If the Internal Revenue Service has ever singled you out for an audit, you know the feeling - the feeling that this could only be for the worst, that in fact it's so bad someone out there must be against you.
Indian country as a whole is becoming more familiar with this feeling, following a recent announcement that the IRS enforcement team on tax-exempt bond financing will include tribes in next year's investigative audits. We have, after all, better reasons than most to assume the worst whenever government looks our way.
Compounding our natural concerns are a few circumstances that have all the makings of a likely story. Though the auditors say they are working from a prior "work plan" targeting 22 market segments in tax-exempt bond financing, tribal tax-exempt bonds are among four bond categories that "appear to be new initiatives," in the words of Bond Buyer, a leading trade journal.
So why the new initiatives? It's easy to suspect under-the-table motivations for putting tribes on the audit list - perhaps too easy. But just to get them on the record - the Cabazon Band recently set precedent by asking the state of California for tax-exempt bonds on a tribally owned resort; Wall Street analysts have turned a spotlight on innovative tax-exempt bond financing for casino construction and expansion, and California and New York have become major gaming jurisdictions because of tribes. You can bet your last bingo card that every bit of this has lit up radar screens from Las Vegas to Atlantic City.
Without getting into a full refresher course on bond financing, let's consider what's at stake for tribes. Bond financing begins with a decision by a company, government or municipality to issue a bond for long-term, costly public purposes, such as roads and bridges; water, sewer, electricity and telecommunications lines; health and child care facilities; schools; housing; land acquisition; convention facilities, and economic development initiatives. When an investor decides to float the bond (as they say in the trade), that investor becomes a bond-holder. The bond issuer becomes obligated to pay the bond-holder an agreed interest rate at regular intervals and to retire the remaining loan principal at maturity. The issuer is selling an investment product known as a bond; the bond holder is investing in that product, lending to the project, in the expectation of getting the money back in full, on time and with interest.
For this to occur, the bond repayment arrangements are enforceably linked to the issuer's revenue sources. In Indian country, bonds are often secured with casino revenues.
Tax-exempt bonds are attractive to investors because they don't pay taxes on any profit they make; they are attractive to issuers, in this case tribes, because the exemption means the investor may settle for a lower interest rate.

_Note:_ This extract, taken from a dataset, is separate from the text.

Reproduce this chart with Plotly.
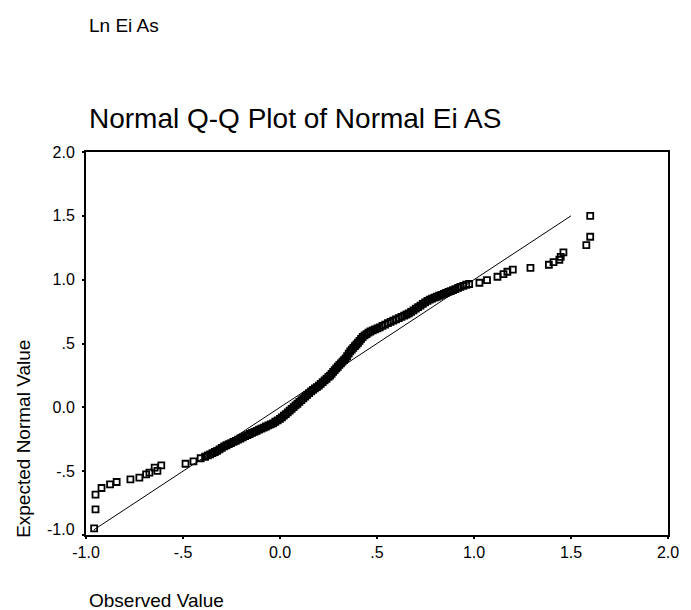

Because bond financing involves large borrowings, generally $5 million or more, over long periods of time, generally five years or more, that lower interest rate becomes a crucial factor in keeping the cost of money down.
Tribes are able to issue tax-exempt bonds only when the proceeds go to "essential government functions" such as those listed above - roads and bridges; water, sewer, electricity and telecommunications lines; health and child care facilities; schools; housing; land acquisition; convention facilities, and economic development initiatives. Otherwise, the proceeds would be supporting profitable activity, which is not tax exempt, and the government would be cheated of tax revenues. Hence the audit.
Fair enough so far. But the IRS does not have a firm ruling as to what constitutes "essential government functions."
Hence the concern that tribes could be penalized for not complying with a dodgy definition - for instance, a number of tribes consider the construction of casino parking lots as an essential government function. Their case is straightforward: revenue from casinos is essential to providing services for the tribal membership, and parking lots are essential to bringing clientele to the casinos. But a certain siege mentality is bound to develop under IRS audit conditions, so a few of us are bound to have our paranoid moments wondering, will the IRS see it that way? If not, then what? And if the IRS defines essential government functions in a way that cancels tax exemption for many casino-based bond-financed development activities, won't that "someone out there" have accomplished what all those statehouse lobbying dollars did not?
But it is far too early for panic or paranoia. The official in charge of the audits insists it's not a fishing expedition, and adds that he has no targeted finding in mind. The timing may pertain not so much to growing activity in tax-exempt tribal bond financing as to the Oct. 1 commencement of the 2003 fiscal year. Who knows? If a fair definition of "essential government functions" were to come forward in time to stabilize the growing use of tribal tax-exempt bond financing, at the end of the day we may even find something good to say for the taxman.
Rebecca Adamson is president of First Nations Development Institute and a columnist for Indian Country Today.